For an unprofitable micro-cap, the relevant valuation metrics are enterprise value to revenue and cash burn relative to market cap. With a quarterly burn rate that likely exceeds its $40,569 annual operating cash flow, CJAX has a limited window before exhausting its options. The stock is pricing in a successful capital raise and dramatic production increase—outcomes that have not yet materialized in the company's operating history.

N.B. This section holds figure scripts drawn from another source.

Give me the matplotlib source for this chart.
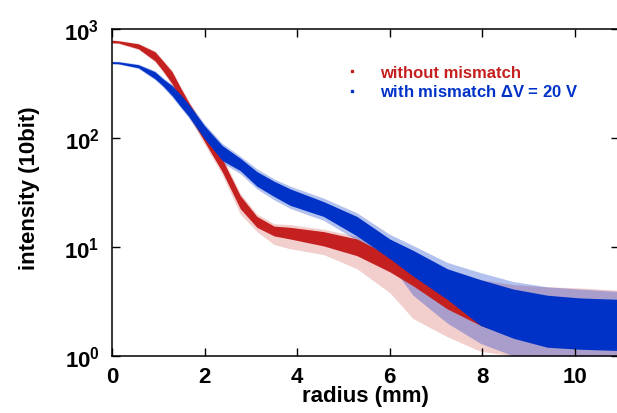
import matplotlib
matplotlib.use('Agg')
import matplotlib.pyplot as plt
from matplotlib.lines import Line2D

plt.rcParams['font.family'] = ['Liberation Sans', 'DejaVu Sans']
plt.rcParams['font.weight'] = 'bold'
plt.rcParams['mathtext.fontset'] = 'custom'
plt.rcParams['mathtext.rm'] = 'Liberation Sans:bold'
plt.rcParams['mathtext.bf'] = 'Liberation Sans:bold'
plt.rcParams['mathtext.it'] = 'Liberation Sans:bold'

radius = [0, 0.14, 0.57, 0.93, 1.1, 1.3, 1.47, 1.65, 2.0, 2.38, 2.77, 3.13,
          3.5, 3.85, 4.57, 5.29, 6.0, 6.5, 7.24, 7.96, 8.67, 9.4, 10.1, 10.95]

# without mismatch (red): dense core and sparse scatter
red_lo = [745, 741, 656, 508, 412, 313, 228, 166, 92, 49, 22.4, 15.1,
          12.6, 11.8, 10.2, 8.3, 5.9, 4.4, 2.7, 1.9, 1.5, 1.35, 1.3, 1.25]
red_hi = [785, 776, 728, 615, 508, 403, 294, 214, 121, 64, 29.5, 19,
          15.5, 15.1, 13.8, 11.8, 8.3, 6.9, 5.0, 3.7, 3.0, 2.7, 2.6, 2.45]
red_out_lo = [735, 730, 645, 495, 400, 300, 220, 158, 87, 46, 20, 13.8,
              10.5, 9.6, 8.5, 6.3, 3.8, 2.2, 1.5, 1.1, 1.0, 1.0, 1.0, 1.0]
red_out_hi = [790, 785, 738, 628, 520, 415, 302, 222, 127, 68, 31, 20,
              16.3, 16, 14.5, 12.5, 8.8, 7.5, 6.0, 5.0, 4.5, 4.3, 4.2, 4.0]

# with mismatch dV = 20 V (blue)
blue_lo = [480, 478, 439, 348, 300, 243, 197, 159, 98, 62, 50, 36,
           29, 24, 19, 12.6, 7.8, 5.4, 3.3, 1.9, 1.45, 1.2, 1.15, 1.12]
blue_hi = [500, 498, 468, 403, 348, 300, 253, 205, 129, 85, 65, 49,
           40, 34, 26, 19, 11.8, 9.3, 6.3, 5.0, 4.1, 3.6, 3.4, 3.3]
blue_out_lo = [476, 474, 432, 340, 292, 236, 191, 154, 94, 59, 47, 34,
               27, 22.5, 17.5, 11.5, 7.0, 3.6, 2.0, 1.3, 1.0, 1.0, 1.0, 1.0]
blue_out_hi = [505, 503, 475, 412, 356, 308, 260, 212, 134, 89, 68, 52,
               42, 36, 28, 20.5, 13, 10.3, 7.2, 5.8, 4.8, 4.3, 4.1, 3.9]

labels = ['without mismatch', r'with mismatch $\Delta$V = 20 V']
red = '#c4201f'
blue = '#0032c8'

fig = plt.figure(figsize=(6.17, 4.14), dpi=100)
ax = fig.add_axes([0.1815, 0.138, 0.821, 0.79])

ax.fill_between(radius, red_out_lo, red_out_hi, color=red, alpha=0.22, lw=0)
ax.fill_between(radius, blue_out_lo, blue_out_hi, color=blue, alpha=0.3, lw=0)
ax.fill_between(radius, red_lo, red_hi, color=red, lw=0)
ax.fill_between(radius, blue_lo, blue_hi, color=blue, lw=0)

ax.set_yscale('log')
ax.set_xlim(0, 10.94)
ax.set_ylim(1, 1000)
ax.set_xticks([0, 2, 4, 6, 8, 10])
ax.set_yticks([1, 10, 100, 1000])
ax.set_yticklabels([r'$10^{0}$', r'$10^{1}$', r'$10^{2}$', r'$10^{3}$'])
ax.minorticks_off()
ax.tick_params(direction='in', length=6, width=1.0, labelsize=16,
               top=True, right=True)
ax.tick_params(axis='x', pad=7)
ax.tick_params(axis='y', pad=9)
for s in ax.spines.values():
    s.set_linewidth(1.1)

ax.set_xlabel('radius (mm)', fontsize=16, fontweight='bold')
ax.set_ylabel('intensity (10bit)', fontsize=16, fontweight='bold')
ax.xaxis.set_label_coords(0.5, -0.09)
ax.yaxis.set_label_coords(-0.142, 0.515)

handles = [Line2D([], [], ls='none', marker='s', ms=1.5, color=red, mec=red),
           Line2D([], [], ls='none', marker='s', ms=1.5, color=blue, mec=blue)]
ax.legend(handles, labels, loc='upper left', bbox_to_anchor=(0.428, 0.935),
          frameon=False, handlelength=1.0, handletextpad=1.18,
          labelspacing=0.2, labelcolor=[red, blue],
          prop={'weight': 'bold', 'size': 12})

fig.savefig('out.png', dpi=100)
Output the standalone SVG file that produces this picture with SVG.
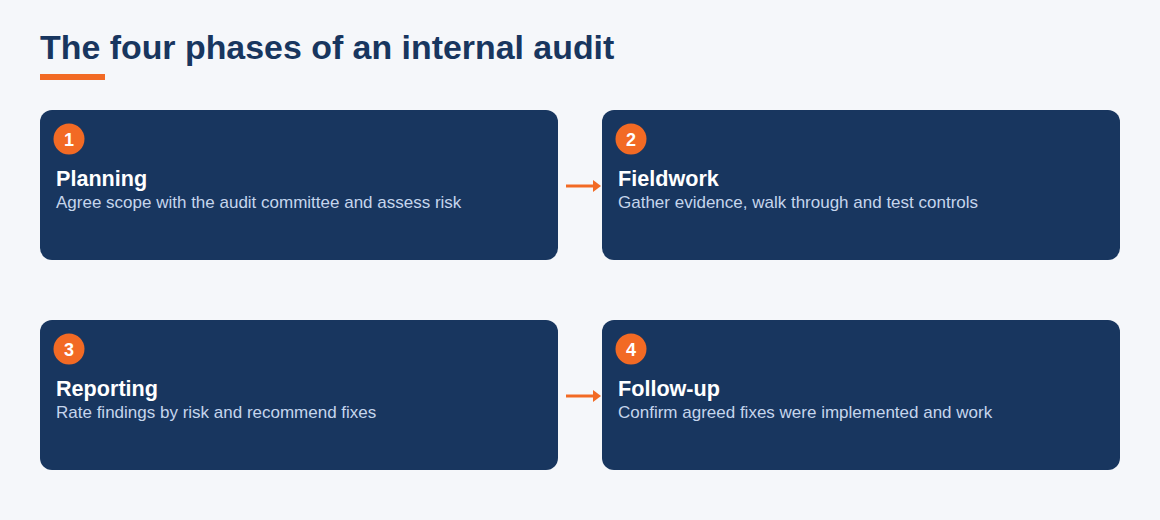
<svg xmlns="http://www.w3.org/2000/svg" width="1160" height="520" viewBox="0 0 1160 520">
<style>
.card{fill:#18365f}
.badge{fill:#f26a24}
.num{font-family:"Liberation Sans",Arial,sans-serif;font-weight:bold;font-size:18px;fill:#ffffff;text-anchor:middle}
.h{font-family:"Liberation Sans",Arial,sans-serif;font-weight:bold;font-size:21.6px;fill:#ffffff}
.d{font-family:"Liberation Sans",Arial,sans-serif;font-size:17px;fill:#c5d5ec}
.conn{stroke:#f26a24;stroke-width:3;fill:none}
</style>
<defs>
<marker id="ah" markerWidth="12" markerHeight="12" refX="2" refY="6" orient="auto" markerUnits="userSpaceOnUse">
<path d="M0,0 L8,6 L0,12 Z" fill="#f26a24"/>
</marker>
</defs>
<rect width="1160" height="520" fill="#f5f7fa"/>
<text x="40" y="59" font-family="'Liberation Sans',Arial,sans-serif" font-weight="bold" font-size="33.9" fill="#18365f">The four phases of an internal audit</text>
<rect x="40" y="74" width="65" height="6" fill="#f26a24"/>
<g id="node1">
<rect class="card" x="40" y="110" width="518" height="150" rx="12"/>
<circle class="badge" cx="69" cy="139" r="15.5"/>
<text class="num" x="69" y="145.5">1</text>
<text class="h" x="56" y="186">Planning</text>
<text class="d" x="56" y="208">Agree scope with the audit committee and assess risk</text>
</g>
<g id="node2">
<rect class="card" x="602" y="110" width="518" height="150" rx="12"/>
<circle class="badge" cx="631" cy="139" r="15.5"/>
<text class="num" x="631" y="145.5">2</text>
<text class="h" x="618" y="186">Fieldwork</text>
<text class="d" x="618" y="208">Gather evidence, walk through and test controls</text>
</g>
<g id="node3">
<rect class="card" x="40" y="320" width="518" height="150" rx="12"/>
<circle class="badge" cx="69" cy="349" r="15.5"/>
<text class="num" x="69" y="355.5">3</text>
<text class="h" x="56" y="396">Reporting</text>
<text class="d" x="56" y="418">Rate findings by risk and recommend fixes</text>
</g>
<g id="node4">
<rect class="card" x="602" y="320" width="518" height="150" rx="12"/>
<circle class="badge" cx="631" cy="349" r="15.5"/>
<text class="num" x="631" y="355.5">4</text>
<text class="h" x="618" y="396">Follow-up</text>
<text class="d" x="618" y="418">Confirm agreed fixes were implemented and work</text>
</g>
<g id="connectors">
<line class="conn" x1="566" y1="186" x2="595" y2="186" marker-end="url(#ah)"/>
<line class="conn" x1="566" y1="396" x2="595" y2="396" marker-end="url(#ah)"/>
</g>
</svg>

Conclusion: A Binary Bet with Skewed Odds

CoJax Oil and Gas is currently a survival story. The company's history shows that acquisition-led growth without capital to develop assets leads to mounting losses and diminishing options. The contractor model, while reducing overhead, creates a competitive disadvantage that prevents operational excellence. The macro tailwinds benefiting the oil and gas industry have limited impact on CJAX due to its small scale and inability to invest.

The investment thesis hinges on whether management can secure financing to perform well work and increase production. Yet management admits there is no assurance of such funding, and the company's history of raising minimal capital in its IPO and relying on insider loans suggests capital markets have been hesitant. The 65% stock gain creates an illusion of momentum that masks a balance sheet facing significant pressure.

For investors, the risk/reward is asymmetric. Upside requires a combination of financing, execution, and favorable commodity prices. Downside risks include financing failure, operational disaster, or continued cash burn. The stock's performance does not match the business reality of a company that has not demonstrated an ability to generate sustainable profits and faces uncertainty regarding its survival over the next 12 months. In the oil and gas industry, size, capital, and operational control are critical. CJAX faces challenges in all three areas, making it a highly speculative play.